A certain Brother David Steindl-Rast once said, “In daily life we must see that it is not happiness that makes us grateful, but (it is) gratefulness that makes us happy”. Today’s liturgical readings put more emphasis on the importance of gratitude. Being grateful is so essential for human beings that even Jesus expects it from us and is even close to demanding it.
In the First Reading, we see Naaman, the general of Syrian army, returning to the Prophet Elisha to thank him personally for the miraculous healing from leprosy, and offering the prophet lavish tokens of thanksgiving. When a person realizes the greatness of the blessings received, he becomes grateful and more generous. When we realize that we have received lots of blessings from the Lord, we become more generous to Him and His Church. Those who are stringent in giving are those who recognize very little God’s gifts.
St. Paul, in the Second Reading, reminds us that even if we are unfaithful to Jesus, our Lord “remains faithful for He cannot deny Himself”. Even if we are less generous to God with our time, talent and treasure, God continues to show us His abundant generosity by giving us what we need every day. Even more! Even if we are sometimes ungrateful to God, He remains faithful in bestowing His unconditional love for us. We see this in the Story of Ten Lepers in the Gospel.

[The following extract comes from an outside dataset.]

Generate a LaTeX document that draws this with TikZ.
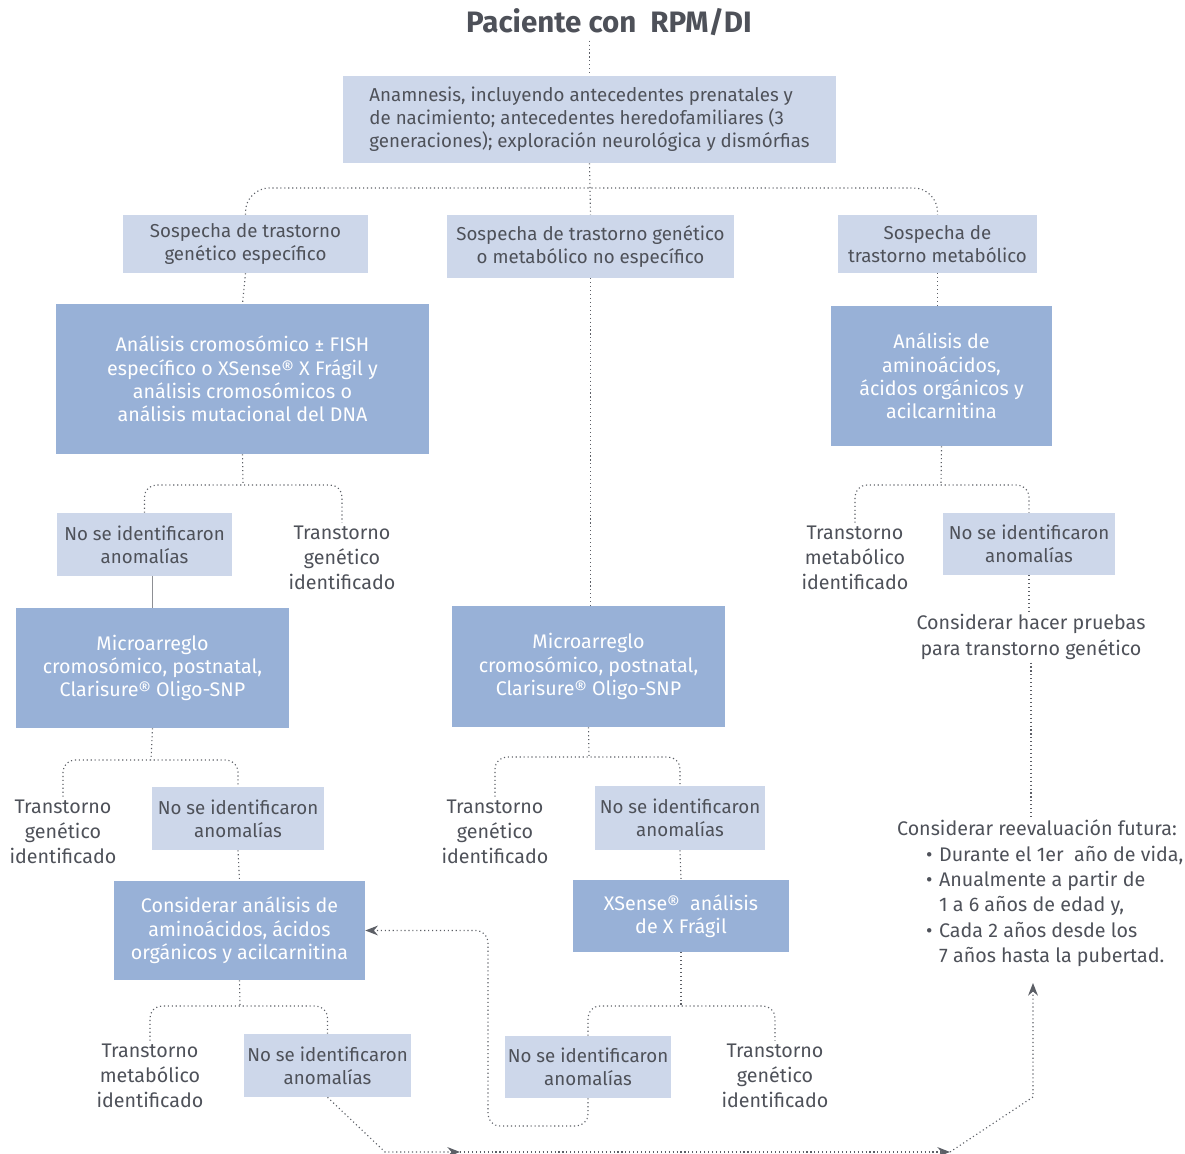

Ten lepers came to meet Jesus and asked Him to cure them. Perhaps, Jesus knew that most of them would be ungrateful. Yet, He still cured them all. Only one, a Samaritan, came to thank Jesus. St. Luke emphasized that “this man was a Samaritan”. Perhaps, the Evangelist wanted to highlight the fact that in life, oftentimes we get good things from unexpected people. Hence, we should put aside any bias and all the prejudices we have with the people we meet every day.
Why would God want us to be grateful? Seneca said: “Nothing is more honorable than a grateful heart”. He even observed that “A man is ungrateful who denies that he has received a benefit; more ungrateful is he who pretends that he has not received it. But the most ungrateful man of all is he who forgets it”. Three reasons, perhaps, why we must be grateful would be worth-pondering.
First, to give thanks is a sign of wisdom. According to St. Bernard of Clairvaux, “There are three things that show whether or not your mouth is full of wisdom: one, if you acknowledge and profess your own sinfulness; two, if from your mouth come acts of thanksgiving and praises; and, three, if from your mouth come words that edify others” (Various Sermons, 15). You see, to be grateful is to be wise because in recognizing the good things received, you also recognize the Giver. In gratitude, we see the truth about God and about ourselves. We recognize that everything is meaningful because everything is a gift. For this reason, Melody Beattie observes that “Gratitude unlocks the fullness of life. It turns what we have into enough, and more. It turns denial into acceptance, chaos to order, confusion to clarity. It can turn a meal into a feast, a house into a home, a stranger into a friend”.
Secondly, acts of thanksgiving to God are an anticipation of the praises that we shall sing to Him in heaven. To give thanks, therefore, is to practice our life in heaven. What does heaven consist in? Of course, it consists in loving God and our fellow citizens in heaven. But it also consists in eternal and non-stop acts of praise and thanksgiving. If you want to enter heaven, then, you must rehearse that life here on earth. St. Augustine once wrote: “The subject of our meditation in this present life should be the praises of God; for the everlasting exaltation of our life hereafter will be the praise of God, and none can become fit for the life hereafter, who has not practiced himself for it now” (Expositions on the Psalm 148, 1).
Lastly, he who recognizes the benefits received shall receive more. Our human experience tells us that we love to give more to people who are grateful for our gifts. To the ungrateful, we never give them anymore. God, who remains generous even to the ungrateful, multiplies the gifts for those who are grateful. St. Bernard of Clairvaux said: “To whoever recognizes humbly the benefits received and is grateful for it, reasonably will receive more benefits. To him who is faithful in what is small more will be given. But who is ungrateful in what he received is unworthy of new favors” (On Psalm 50).
Commenting on today’s Gospel, St. Bernard observed that “What causes God not to grant our prayers is His finding us lacking in gratitude. After all, perhaps it is even an act of mercy on His part to hold back from the ungrateful what they are asking for so that they may not be judged all the more rigorously on account of their ingratitude… [Thus] it is sometimes out of mercy that God holds back His mercy…” If you think God is not granting you your heart’s desire, perhaps He sees that you lack enough gratitude. Wallace D. Wattles has a point when he wrote: “The grateful mind is constantly fixed upon the best. Therefore it tends to become the best. It takes the form or character of the best and will receive the best”.
My dear friends, if we are grateful to God and to each other by being generous in sharing our time, talent and treasure, we will grow in wisdom, we anticipate our life in heaven and we shall receive more blessings. We ask the Blessed Virgin Mary the graces we need to be more grateful so that we may become happier in life, for indeed, it is not happiness that makes us grateful; it is gratefulness that makes us happy.